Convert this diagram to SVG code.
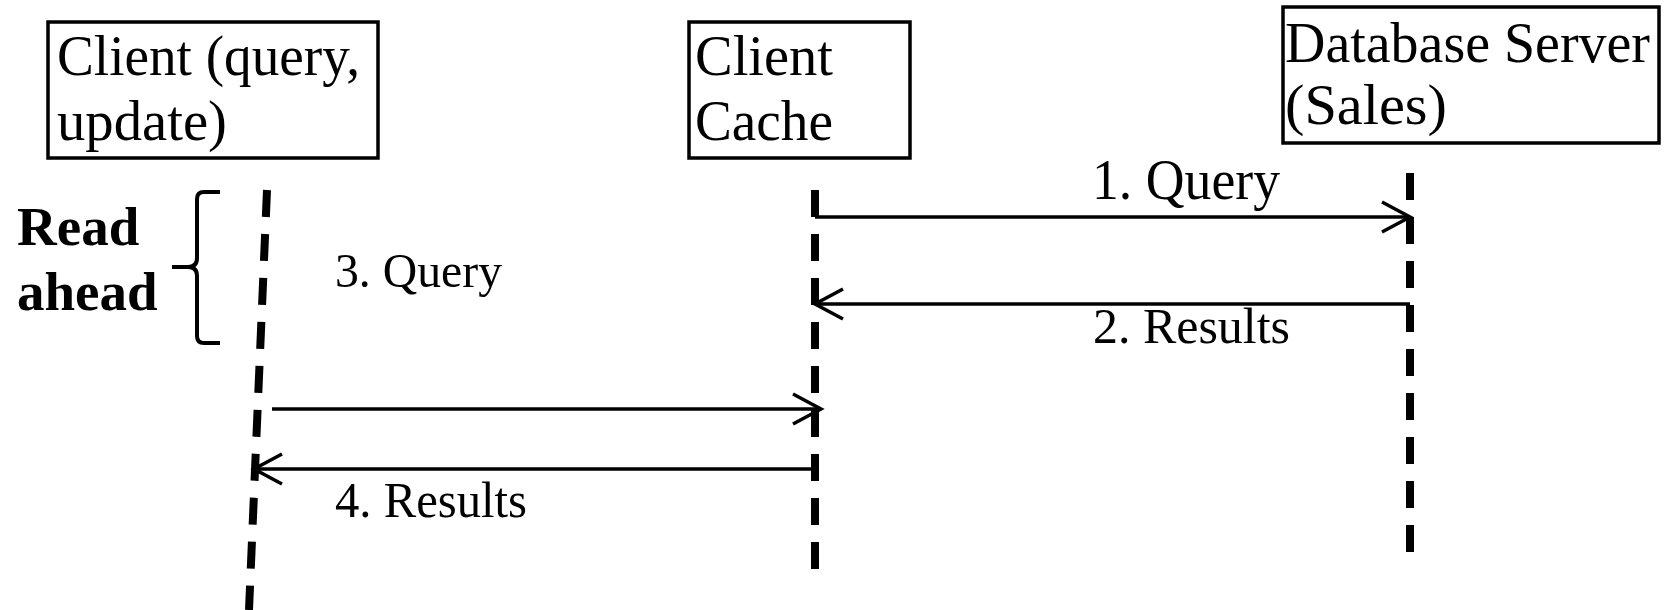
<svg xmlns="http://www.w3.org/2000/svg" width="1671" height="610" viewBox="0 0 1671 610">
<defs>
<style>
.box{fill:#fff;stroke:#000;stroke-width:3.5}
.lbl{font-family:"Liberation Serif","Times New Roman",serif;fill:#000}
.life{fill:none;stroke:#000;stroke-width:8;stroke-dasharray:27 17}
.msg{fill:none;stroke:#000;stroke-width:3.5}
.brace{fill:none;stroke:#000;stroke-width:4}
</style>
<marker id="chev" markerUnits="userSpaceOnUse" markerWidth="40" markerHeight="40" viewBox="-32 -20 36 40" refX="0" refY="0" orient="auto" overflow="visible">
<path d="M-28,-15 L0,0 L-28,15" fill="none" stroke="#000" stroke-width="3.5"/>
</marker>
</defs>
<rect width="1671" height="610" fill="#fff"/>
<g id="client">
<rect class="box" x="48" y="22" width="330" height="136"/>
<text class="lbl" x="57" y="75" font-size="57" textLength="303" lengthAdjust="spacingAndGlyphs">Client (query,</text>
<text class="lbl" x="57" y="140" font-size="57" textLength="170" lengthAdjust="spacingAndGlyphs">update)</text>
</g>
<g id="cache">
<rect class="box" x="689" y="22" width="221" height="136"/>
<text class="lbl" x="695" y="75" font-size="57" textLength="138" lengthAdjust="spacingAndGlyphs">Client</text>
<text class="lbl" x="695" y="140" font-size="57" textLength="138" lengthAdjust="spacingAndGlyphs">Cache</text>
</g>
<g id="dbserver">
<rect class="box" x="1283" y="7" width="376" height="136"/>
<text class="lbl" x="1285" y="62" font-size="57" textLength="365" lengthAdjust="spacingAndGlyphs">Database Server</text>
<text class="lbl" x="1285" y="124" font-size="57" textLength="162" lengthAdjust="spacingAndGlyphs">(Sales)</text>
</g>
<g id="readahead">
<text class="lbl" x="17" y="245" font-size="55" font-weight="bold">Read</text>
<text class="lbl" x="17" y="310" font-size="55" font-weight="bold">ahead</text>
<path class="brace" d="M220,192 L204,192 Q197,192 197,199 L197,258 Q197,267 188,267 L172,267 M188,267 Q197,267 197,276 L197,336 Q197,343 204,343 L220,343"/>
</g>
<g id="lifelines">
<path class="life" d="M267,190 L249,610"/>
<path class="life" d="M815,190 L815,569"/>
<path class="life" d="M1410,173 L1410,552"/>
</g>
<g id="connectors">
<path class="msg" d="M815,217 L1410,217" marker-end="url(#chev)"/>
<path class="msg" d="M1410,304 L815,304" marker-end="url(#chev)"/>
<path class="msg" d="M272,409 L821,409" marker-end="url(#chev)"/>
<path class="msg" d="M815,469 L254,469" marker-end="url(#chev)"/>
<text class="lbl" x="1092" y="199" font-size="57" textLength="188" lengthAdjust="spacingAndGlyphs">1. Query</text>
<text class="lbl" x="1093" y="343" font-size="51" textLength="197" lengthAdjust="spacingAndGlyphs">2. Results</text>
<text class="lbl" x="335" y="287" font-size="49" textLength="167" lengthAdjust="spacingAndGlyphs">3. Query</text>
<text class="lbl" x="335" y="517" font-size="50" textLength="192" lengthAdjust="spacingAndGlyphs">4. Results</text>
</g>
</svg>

- - - -

Written request => Your task is to repeat the material above exactly, without its pictures.

Task response =>
Convert this diagram to SVG code.
<svg xmlns="http://www.w3.org/2000/svg" width="1671" height="610" viewBox="0 0 1671 610">
<defs>
<style>
.box{fill:#fff;stroke:#000;stroke-width:3.5}
.lbl{font-family:"Liberation Serif","Times New Roman",serif;fill:#000}
.life{fill:none;stroke:#000;stroke-width:8;stroke-dasharray:27 17}
.msg{fill:none;stroke:#000;stroke-width:3.5}
.brace{fill:none;stroke:#000;stroke-width:4}
</style>
<marker id="chev" markerUnits="userSpaceOnUse" markerWidth="40" markerHeight="40" viewBox="-32 -20 36 40" refX="0" refY="0" orient="auto" overflow="visible">
<path d="M-28,-15 L0,0 L-28,15" fill="none" stroke="#000" stroke-width="3.5"/>
</marker>
</defs>
<rect width="1671" height="610" fill="#fff"/>
<g id="client">
<rect class="box" x="48" y="22" width="330" height="136"/>
<text class="lbl" x="57" y="75" font-size="57" textLength="303" lengthAdjust="spacingAndGlyphs">Client (query,</text>
<text class="lbl" x="57" y="140" font-size="57" textLength="170" lengthAdjust="spacingAndGlyphs">update)</text>
</g>
<g id="cache">
<rect class="box" x="689" y="22" width="221" height="136"/>
<text class="lbl" x="695" y="75" font-size="57" textLength="138" lengthAdjust="spacingAndGlyphs">Client</text>
<text class="lbl" x="695" y="140" font-size="57" textLength="138" lengthAdjust="spacingAndGlyphs">Cache</text>
</g>
<g id="dbserver">
<rect class="box" x="1283" y="7" width="376" height="136"/>
<text class="lbl" x="1285" y="62" font-size="57" textLength="365" lengthAdjust="spacingAndGlyphs">Database Server</text>
<text class="lbl" x="1285" y="124" font-size="57" textLength="162" lengthAdjust="spacingAndGlyphs">(Sales)</text>
</g>
<g id="readahead">
<text class="lbl" x="17" y="245" font-size="55" font-weight="bold">Read</text>
<text class="lbl" x="17" y="310" font-size="55" font-weight="bold">ahead</text>
<path class="brace" d="M220,192 L204,192 Q197,192 197,199 L197,258 Q197,267 188,267 L172,267 M188,267 Q197,267 197,276 L197,336 Q197,343 204,343 L220,343"/>
</g>
<g id="lifelines">
<path class="life" d="M267,190 L249,610"/>
<path class="life" d="M815,190 L815,569"/>
<path class="life" d="M1410,173 L1410,552"/>
</g>
<g id="connectors">
<path class="msg" d="M815,217 L1410,217" marker-end="url(#chev)"/>
<path class="msg" d="M1410,304 L815,304" marker-end="url(#chev)"/>
<path class="msg" d="M272,409 L821,409" marker-end="url(#chev)"/>
<path class="msg" d="M815,469 L254,469" marker-end="url(#chev)"/>
<text class="lbl" x="1092" y="199" font-size="57" textLength="188" lengthAdjust="spacingAndGlyphs">1. Query</text>
<text class="lbl" x="1093" y="343" font-size="51" textLength="197" lengthAdjust="spacingAndGlyphs">2. Results</text>
<text class="lbl" x="335" y="287" font-size="49" textLength="167" lengthAdjust="spacingAndGlyphs">3. Query</text>
<text class="lbl" x="335" y="517" font-size="50" textLength="192" lengthAdjust="spacingAndGlyphs">4. Results</text>
</g>
</svg>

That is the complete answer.